[Set task]
All of the listing below must be repeated word for word. Pictures are the only thing to omit.

--- Start of Dataset section ---

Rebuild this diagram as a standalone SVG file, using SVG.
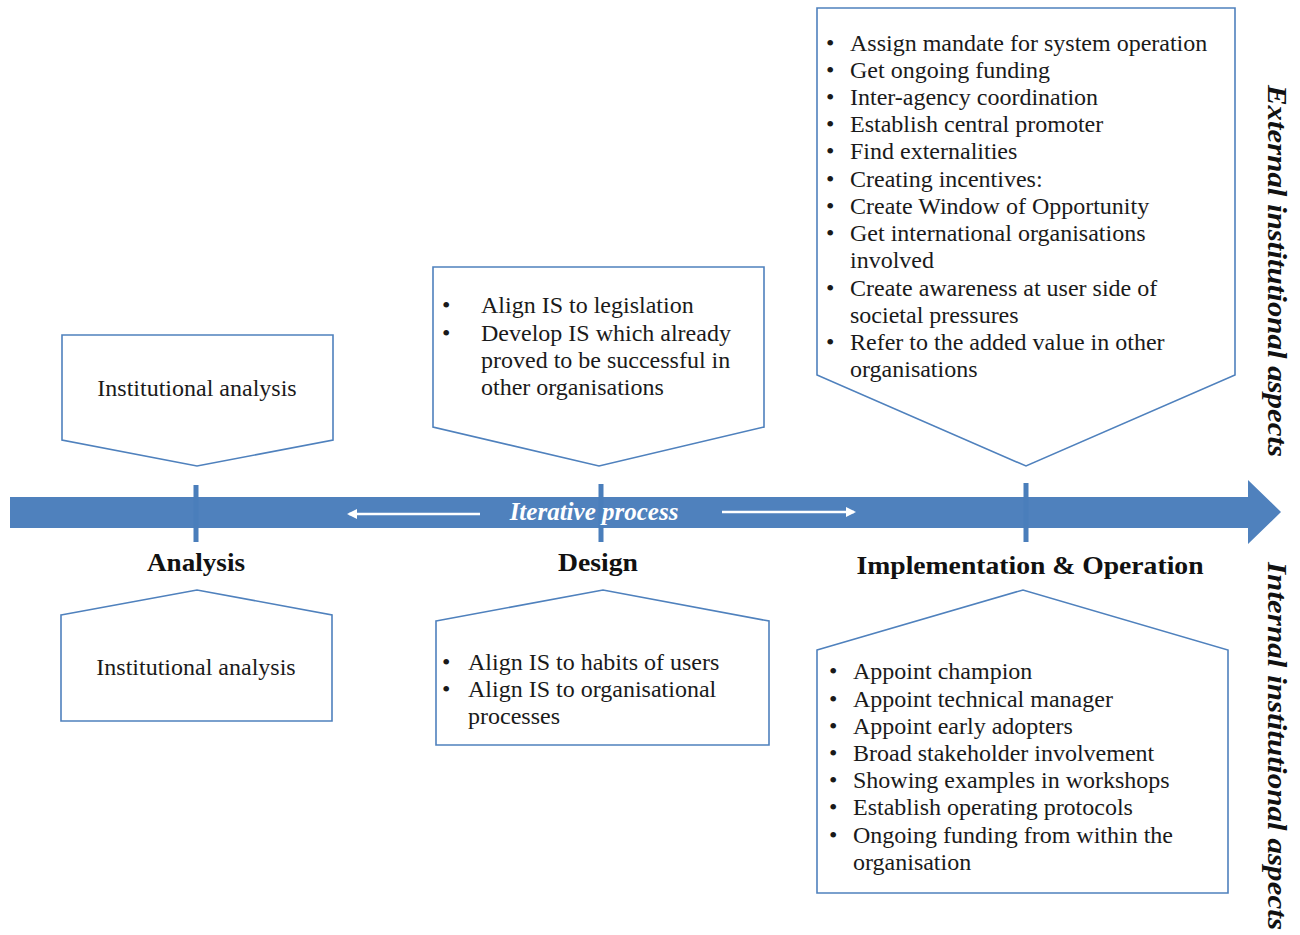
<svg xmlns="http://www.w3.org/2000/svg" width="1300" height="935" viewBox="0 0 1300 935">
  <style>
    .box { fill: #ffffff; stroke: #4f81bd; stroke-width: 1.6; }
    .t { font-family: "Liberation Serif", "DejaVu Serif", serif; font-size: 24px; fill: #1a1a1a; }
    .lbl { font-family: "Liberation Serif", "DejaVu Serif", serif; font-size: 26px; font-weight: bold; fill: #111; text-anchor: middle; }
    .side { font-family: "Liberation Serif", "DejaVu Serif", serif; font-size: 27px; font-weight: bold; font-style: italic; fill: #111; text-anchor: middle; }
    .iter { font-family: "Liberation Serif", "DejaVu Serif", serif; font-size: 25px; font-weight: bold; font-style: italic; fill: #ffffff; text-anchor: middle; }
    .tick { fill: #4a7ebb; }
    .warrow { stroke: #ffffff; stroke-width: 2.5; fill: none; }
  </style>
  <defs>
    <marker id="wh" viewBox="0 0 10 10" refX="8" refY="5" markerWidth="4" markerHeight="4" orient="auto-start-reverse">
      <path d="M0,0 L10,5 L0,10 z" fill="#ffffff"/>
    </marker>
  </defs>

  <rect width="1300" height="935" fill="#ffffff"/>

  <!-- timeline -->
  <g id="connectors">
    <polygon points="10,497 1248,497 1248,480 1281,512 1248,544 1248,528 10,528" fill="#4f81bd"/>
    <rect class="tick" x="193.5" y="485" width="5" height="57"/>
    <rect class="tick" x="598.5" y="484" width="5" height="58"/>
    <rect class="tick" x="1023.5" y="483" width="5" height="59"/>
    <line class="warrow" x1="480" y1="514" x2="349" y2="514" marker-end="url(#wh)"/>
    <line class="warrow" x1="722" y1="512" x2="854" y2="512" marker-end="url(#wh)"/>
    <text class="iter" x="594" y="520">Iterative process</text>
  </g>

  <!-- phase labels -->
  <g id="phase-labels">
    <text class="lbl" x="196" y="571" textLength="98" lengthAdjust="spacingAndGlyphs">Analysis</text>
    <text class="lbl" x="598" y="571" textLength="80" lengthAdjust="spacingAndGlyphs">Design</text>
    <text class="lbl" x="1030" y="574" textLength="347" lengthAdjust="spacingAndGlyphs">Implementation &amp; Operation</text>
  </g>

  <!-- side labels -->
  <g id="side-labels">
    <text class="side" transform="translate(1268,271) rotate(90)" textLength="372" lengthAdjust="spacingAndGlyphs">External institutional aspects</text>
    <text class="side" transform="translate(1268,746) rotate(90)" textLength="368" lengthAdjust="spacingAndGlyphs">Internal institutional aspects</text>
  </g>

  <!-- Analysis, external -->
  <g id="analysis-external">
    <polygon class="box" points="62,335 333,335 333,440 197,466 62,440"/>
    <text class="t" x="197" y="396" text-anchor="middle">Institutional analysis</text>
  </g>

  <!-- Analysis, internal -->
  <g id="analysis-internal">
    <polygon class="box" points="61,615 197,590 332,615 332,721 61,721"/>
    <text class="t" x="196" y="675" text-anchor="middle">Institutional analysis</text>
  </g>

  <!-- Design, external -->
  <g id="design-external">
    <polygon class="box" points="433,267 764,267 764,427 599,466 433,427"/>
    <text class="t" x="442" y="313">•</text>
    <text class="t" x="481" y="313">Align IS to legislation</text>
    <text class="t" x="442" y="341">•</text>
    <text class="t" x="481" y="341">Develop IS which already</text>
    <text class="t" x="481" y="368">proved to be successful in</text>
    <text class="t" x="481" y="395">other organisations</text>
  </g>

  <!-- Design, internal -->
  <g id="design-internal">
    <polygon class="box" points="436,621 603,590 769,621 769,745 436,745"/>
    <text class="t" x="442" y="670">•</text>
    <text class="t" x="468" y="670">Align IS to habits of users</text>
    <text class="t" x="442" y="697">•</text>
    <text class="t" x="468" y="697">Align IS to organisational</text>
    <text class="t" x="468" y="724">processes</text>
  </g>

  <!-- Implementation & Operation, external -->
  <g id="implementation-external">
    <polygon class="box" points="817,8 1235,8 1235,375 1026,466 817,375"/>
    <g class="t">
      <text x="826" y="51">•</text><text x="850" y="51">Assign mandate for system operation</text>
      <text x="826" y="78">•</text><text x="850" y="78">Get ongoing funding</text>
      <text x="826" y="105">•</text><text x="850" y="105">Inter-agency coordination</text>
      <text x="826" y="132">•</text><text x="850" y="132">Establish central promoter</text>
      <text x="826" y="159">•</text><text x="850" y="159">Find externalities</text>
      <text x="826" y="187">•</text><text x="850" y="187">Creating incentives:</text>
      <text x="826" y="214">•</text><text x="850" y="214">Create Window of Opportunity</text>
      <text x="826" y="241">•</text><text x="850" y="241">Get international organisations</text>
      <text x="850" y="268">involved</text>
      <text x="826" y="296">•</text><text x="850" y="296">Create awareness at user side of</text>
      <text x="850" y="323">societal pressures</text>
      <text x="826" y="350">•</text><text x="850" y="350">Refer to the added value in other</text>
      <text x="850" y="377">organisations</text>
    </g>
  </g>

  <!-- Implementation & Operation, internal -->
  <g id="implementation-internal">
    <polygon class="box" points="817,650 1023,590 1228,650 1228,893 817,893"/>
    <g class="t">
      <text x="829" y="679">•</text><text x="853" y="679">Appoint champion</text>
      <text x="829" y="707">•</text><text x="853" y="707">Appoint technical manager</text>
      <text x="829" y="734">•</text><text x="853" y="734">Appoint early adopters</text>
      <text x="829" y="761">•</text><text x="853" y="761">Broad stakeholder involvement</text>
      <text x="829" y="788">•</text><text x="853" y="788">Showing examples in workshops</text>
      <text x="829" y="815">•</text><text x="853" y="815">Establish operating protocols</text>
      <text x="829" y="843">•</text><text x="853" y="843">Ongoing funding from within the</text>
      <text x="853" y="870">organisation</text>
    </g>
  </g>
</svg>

--- End of Dataset section ---

[The completed task]
Rebuild this diagram as a standalone SVG file, using SVG.
<svg xmlns="http://www.w3.org/2000/svg" width="1300" height="935" viewBox="0 0 1300 935">
  <style>
    .box { fill: #ffffff; stroke: #4f81bd; stroke-width: 1.6; }
    .t { font-family: "Liberation Serif", "DejaVu Serif", serif; font-size: 24px; fill: #1a1a1a; }
    .lbl { font-family: "Liberation Serif", "DejaVu Serif", serif; font-size: 26px; font-weight: bold; fill: #111; text-anchor: middle; }
    .side { font-family: "Liberation Serif", "DejaVu Serif", serif; font-size: 27px; font-weight: bold; font-style: italic; fill: #111; text-anchor: middle; }
    .iter { font-family: "Liberation Serif", "DejaVu Serif", serif; font-size: 25px; font-weight: bold; font-style: italic; fill: #ffffff; text-anchor: middle; }
    .tick { fill: #4a7ebb; }
    .warrow { stroke: #ffffff; stroke-width: 2.5; fill: none; }
  </style>
  <defs>
    <marker id="wh" viewBox="0 0 10 10" refX="8" refY="5" markerWidth="4" markerHeight="4" orient="auto-start-reverse">
      <path d="M0,0 L10,5 L0,10 z" fill="#ffffff"/>
    </marker>
  </defs>

  <rect width="1300" height="935" fill="#ffffff"/>

  <!-- timeline -->
  <g id="connectors">
    <polygon points="10,497 1248,497 1248,480 1281,512 1248,544 1248,528 10,528" fill="#4f81bd"/>
    <rect class="tick" x="193.5" y="485" width="5" height="57"/>
    <rect class="tick" x="598.5" y="484" width="5" height="58"/>
    <rect class="tick" x="1023.5" y="483" width="5" height="59"/>
    <line class="warrow" x1="480" y1="514" x2="349" y2="514" marker-end="url(#wh)"/>
    <line class="warrow" x1="722" y1="512" x2="854" y2="512" marker-end="url(#wh)"/>
    <text class="iter" x="594" y="520">Iterative process</text>
  </g>

  <!-- phase labels -->
  <g id="phase-labels">
    <text class="lbl" x="196" y="571" textLength="98" lengthAdjust="spacingAndGlyphs">Analysis</text>
    <text class="lbl" x="598" y="571" textLength="80" lengthAdjust="spacingAndGlyphs">Design</text>
    <text class="lbl" x="1030" y="574" textLength="347" lengthAdjust="spacingAndGlyphs">Implementation &amp; Operation</text>
  </g>

  <!-- side labels -->
  <g id="side-labels">
    <text class="side" transform="translate(1268,271) rotate(90)" textLength="372" lengthAdjust="spacingAndGlyphs">External institutional aspects</text>
    <text class="side" transform="translate(1268,746) rotate(90)" textLength="368" lengthAdjust="spacingAndGlyphs">Internal institutional aspects</text>
  </g>

  <!-- Analysis, external -->
  <g id="analysis-external">
    <polygon class="box" points="62,335 333,335 333,440 197,466 62,440"/>
    <text class="t" x="197" y="396" text-anchor="middle">Institutional analysis</text>
  </g>

  <!-- Analysis, internal -->
  <g id="analysis-internal">
    <polygon class="box" points="61,615 197,590 332,615 332,721 61,721"/>
    <text class="t" x="196" y="675" text-anchor="middle">Institutional analysis</text>
  </g>

  <!-- Design, external -->
  <g id="design-external">
    <polygon class="box" points="433,267 764,267 764,427 599,466 433,427"/>
    <text class="t" x="442" y="313">•</text>
    <text class="t" x="481" y="313">Align IS to legislation</text>
    <text class="t" x="442" y="341">•</text>
    <text class="t" x="481" y="341">Develop IS which already</text>
    <text class="t" x="481" y="368">proved to be successful in</text>
    <text class="t" x="481" y="395">other organisations</text>
  </g>

  <!-- Design, internal -->
  <g id="design-internal">
    <polygon class="box" points="436,621 603,590 769,621 769,745 436,745"/>
    <text class="t" x="442" y="670">•</text>
    <text class="t" x="468" y="670">Align IS to habits of users</text>
    <text class="t" x="442" y="697">•</text>
    <text class="t" x="468" y="697">Align IS to organisational</text>
    <text class="t" x="468" y="724">processes</text>
  </g>

  <!-- Implementation & Operation, external -->
  <g id="implementation-external">
    <polygon class="box" points="817,8 1235,8 1235,375 1026,466 817,375"/>
    <g class="t">
      <text x="826" y="51">•</text><text x="850" y="51">Assign mandate for system operation</text>
      <text x="826" y="78">•</text><text x="850" y="78">Get ongoing funding</text>
      <text x="826" y="105">•</text><text x="850" y="105">Inter-agency coordination</text>
      <text x="826" y="132">•</text><text x="850" y="132">Establish central promoter</text>
      <text x="826" y="159">•</text><text x="850" y="159">Find externalities</text>
      <text x="826" y="187">•</text><text x="850" y="187">Creating incentives:</text>
      <text x="826" y="214">•</text><text x="850" y="214">Create Window of Opportunity</text>
      <text x="826" y="241">•</text><text x="850" y="241">Get international organisations</text>
      <text x="850" y="268">involved</text>
      <text x="826" y="296">•</text><text x="850" y="296">Create awareness at user side of</text>
      <text x="850" y="323">societal pressures</text>
      <text x="826" y="350">•</text><text x="850" y="350">Refer to the added value in other</text>
      <text x="850" y="377">organisations</text>
    </g>
  </g>

  <!-- Implementation & Operation, internal -->
  <g id="implementation-internal">
    <polygon class="box" points="817,650 1023,590 1228,650 1228,893 817,893"/>
    <g class="t">
      <text x="829" y="679">•</text><text x="853" y="679">Appoint champion</text>
      <text x="829" y="707">•</text><text x="853" y="707">Appoint technical manager</text>
      <text x="829" y="734">•</text><text x="853" y="734">Appoint early adopters</text>
      <text x="829" y="761">•</text><text x="853" y="761">Broad stakeholder involvement</text>
      <text x="829" y="788">•</text><text x="853" y="788">Showing examples in workshops</text>
      <text x="829" y="815">•</text><text x="853" y="815">Establish operating protocols</text>
      <text x="829" y="843">•</text><text x="853" y="843">Ongoing funding from within the</text>
      <text x="853" y="870">organisation</text>
    </g>
  </g>
</svg>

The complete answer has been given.